そのため被害者は金融機関に対して被害回復分配金の支払い申請を行う必要があります。 被害者からの支払い申請を受付けた金融機関は、申請人が支払いを受けるに値するのかを判断した上で、値すると判断した場合は被害回復分配金の支払いを行います。

この時の支払額は消滅預金等債権の額(=凍結口座の預金額)×(各被害者の被害額/総被害額)となります。つまり、複数の被害者から支払い要請がある場合は、口座に残っている残高を、それぞれの被害額に比例した額を配分したうえで支払われることになります。

このような仕組みで振り込め詐欺救済法に基づく被害回復分配金の支払いは行われているため、総被害額分の預金が残っていなければ、被害者の方は全額返金を受けることが出来ません。

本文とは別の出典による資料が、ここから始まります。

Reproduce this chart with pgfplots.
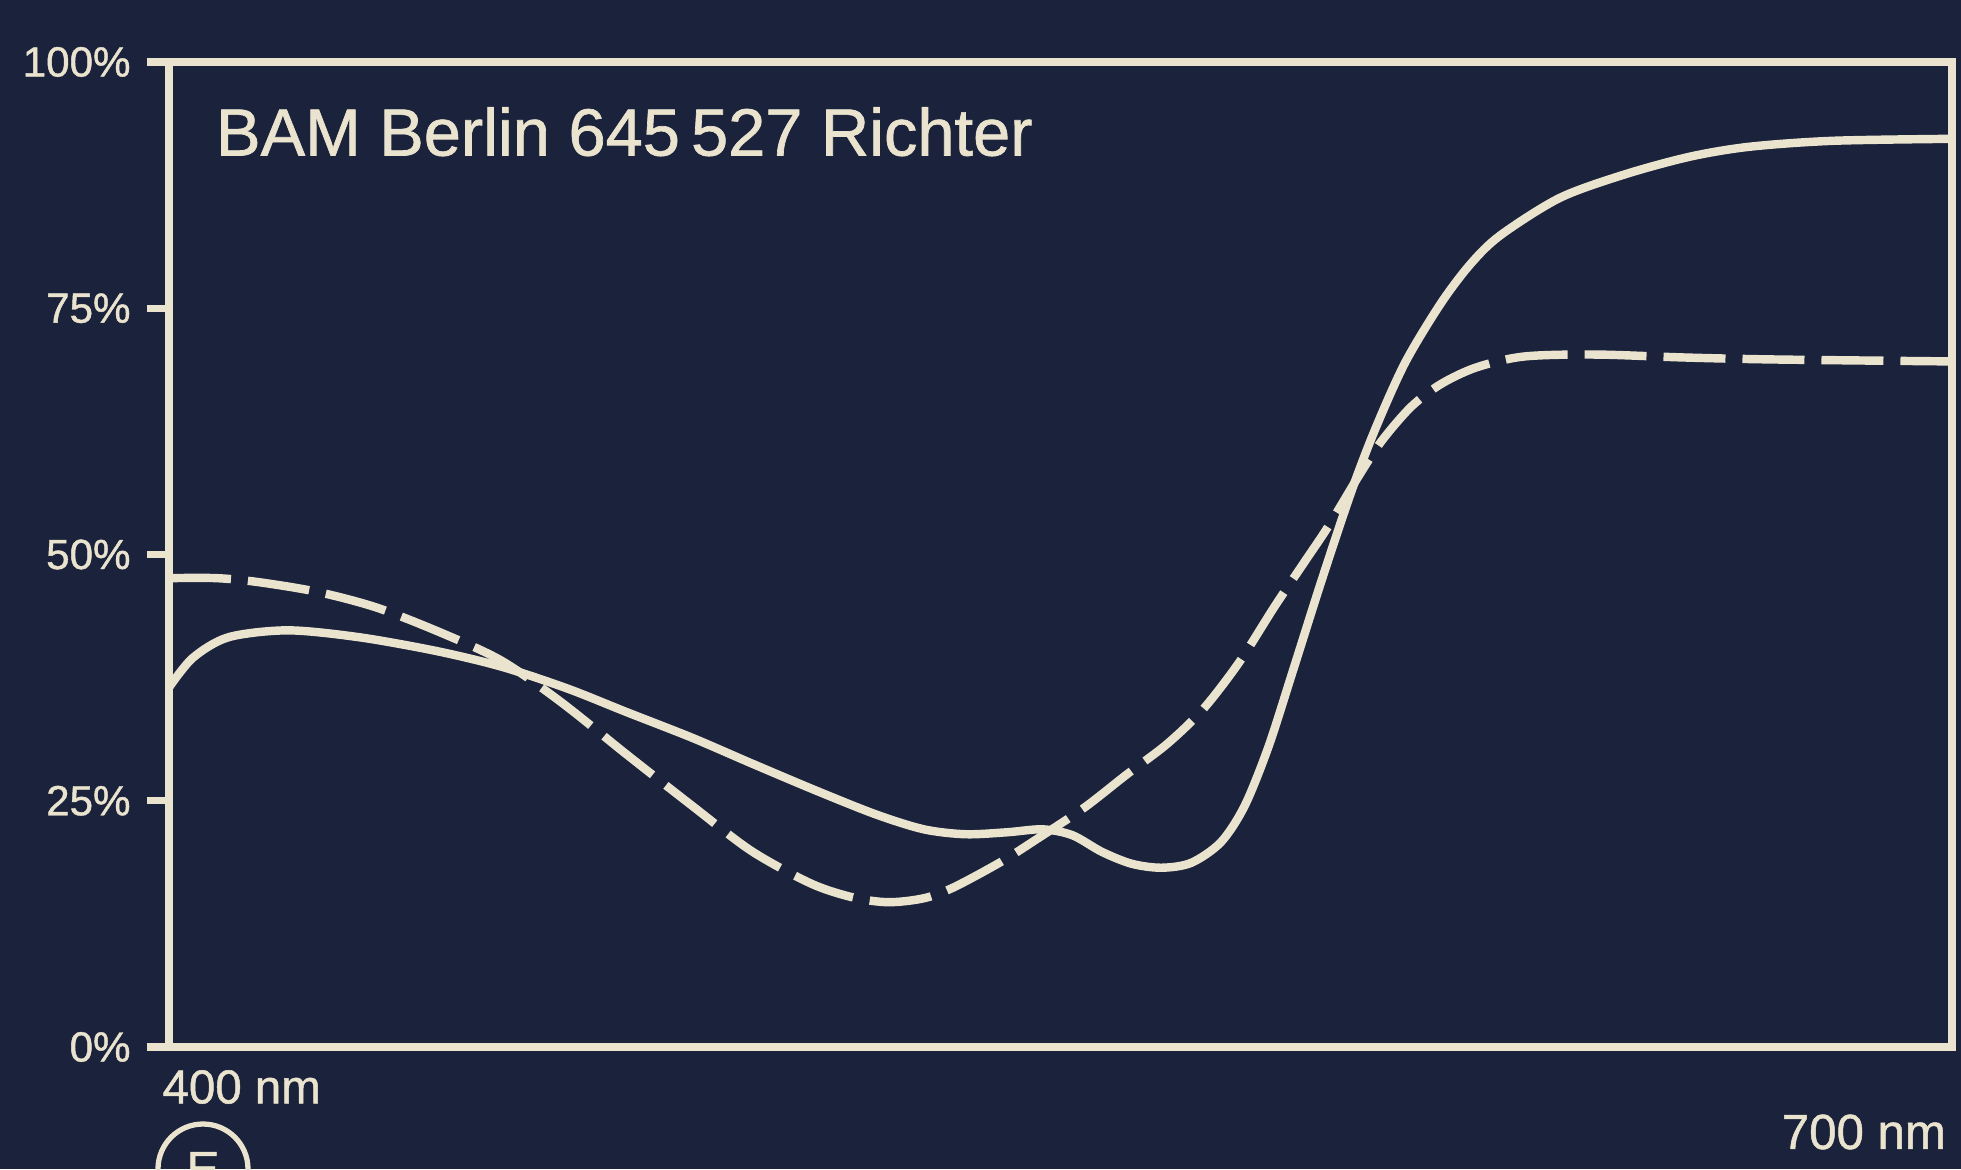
\documentclass[border=0pt]{standalone}
\usepackage{pgfplots}
\pgfplotsset{compat=1.18}
\usepackage{fontspec}
\setmainfont{Liberation Sans}
\newfontfamily\semibold[FakeBold=1.0]{Liberation Sans}
\definecolor{bgnavy}{RGB}{27,34,60}
\definecolor{cream}{RGB}{234,228,206}
\pgfplotstableread{
nm pct
400 36.5
404 39.5
410 41.6
420 42.3
432 41.6
445 40.2
456 38.6
467 36.4
477 34.0
488 31.4
498 28.8
509 26.0
519 23.6
527 22.1
534 21.6
541 21.8
547 22.1
552 21.5
557 19.8
562 18.6
567 18.2
572 18.7
577 20.8
581 24.5
585 30.5
589 38.0
594 47.5
599 56.5
603 62.8
608 69.5
614 75.5
619 79.5
624 82.4
634 86.2
645 88.6
656 90.4
666 91.4
680 92.0
700 92.2
}\solid
\pgfplotstableread{
nm pct
400 47.6
408 47.6
415 47.2
425 46.2
435 44.6
446 42.0
456 39.2
466 35.0
477 29.7
488 24.5
498 19.9
508 16.6
515 15.2
521 14.7
527 15.1
532 16.2
540 18.8
546 21.1
554 24.3
561 27.6
568 30.8
574 34.3
580 39.0
586 44.7
591 49.2
595 52.8
600 57.8
604 61.5
609 65.0
614 67.3
620 69.0
628 70.1
640 70.3
655 70.0
670 69.8
700 69.6
}\dashed
\begin{document}
\begin{tikzpicture}
\fill[bgnavy] (-1.69cm,-1.22cm) rectangle (17.92cm,10.47cm);
\path[use as bounding box] (-1.69cm,-1.22cm) rectangle (17.92cm,10.47cm);
\begin{axis}[
  at={(0,0)}, anchor=south west,
  width=17.83cm, height=9.85cm, scale only axis,
  xmin=400, xmax=700, ymin=0, ymax=100,
  clip=false,
  axis line style={cream, line width=2.5pt},
  xtick=\empty,
  ytick={0,25,50,75,100},
  yticklabels={0\%,25\%,50\%,75\%,100\%},
  ytick pos=left,
  tick align=outside,
  major tick length=0.22cm,
  every tick/.style={cream, line width=2pt},
  /pgf/number format/assume math mode=true,
  yticklabel style={text=cream, font=\semibold\fontsize{12}{14}\selectfont, xshift=-0.04cm},
]
\addplot[cream, line width=2.4pt, smooth, tension=0.5] table[x=nm,y=pct] {\solid};
\addplot[cream, line width=2.4pt, smooth, tension=0.5, dash pattern=on 6.2mm off 1.7mm] table[x=nm,y=pct] {\dashed};
\node[anchor=base west, text=cream, font=\semibold\fontsize{19}{22}\selectfont, inner sep=0pt]
  at (rel axis cs:0.026,0.905) {BAM Berlin 645\,527 Richter};
\node[anchor=west, text=cream, font=\semibold\fontsize{13.5}{16}\selectfont, inner sep=0pt]
  at (rel axis cs:-0.004,0) [yshift=-0.4cm] {400 nm};
\node[anchor=east, text=cream, font=\semibold\fontsize{14}{16}\selectfont, inner sep=0pt]
  at (rel axis cs:0.997,0) [yshift=-0.85cm] {700 nm};
\node[circle, draw=cream, line width=1.5pt, text=cream, minimum size=0.9cm, inner sep=0pt,
  font=\semibold\fontsize{14}{16}\selectfont]
  at (rel axis cs:0,0) [xshift=0.34cm, yshift=-1.22cm] {E};
\end{axis}
\end{tikzpicture}
\end{document}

さらに残高がない、もしくは1000円未満の場合は振り込め詐欺救済法による支払い手続の対象にもなりません。また支払いまでに1か月程度の期間を要しますので、これらの点を心得ておかなければなりません。

6.まとめ

以前は、振り込め詐欺にあってしまったら犯人の特定をしなければ、その被害金を取り戻すことは困難だとされていました。しかし、振り込め詐欺救済法の施行後は、犯人の特定が出来なくても預金口座の凍結を行うことができるようになり、その後の手続きも定められたため、被害金を取り戻せる可能性が大きくなりました。

それでも、被害金を全額取り戻せる保証はないですし、取り戻すまでには期間を要します。日頃からご自身や、周りの人たちが被害に遭わないように振り込め詐欺の手段や実体を把握し、注意しておくとともに、万が一被害にあってしまった時は、早急に対処をすることが必須です。

弁護士を通じて金融機関に情報提供を行うことも可能ですので、もし一人で対応することが難しいと感じた場合はすぐに専門家に相談をしてください。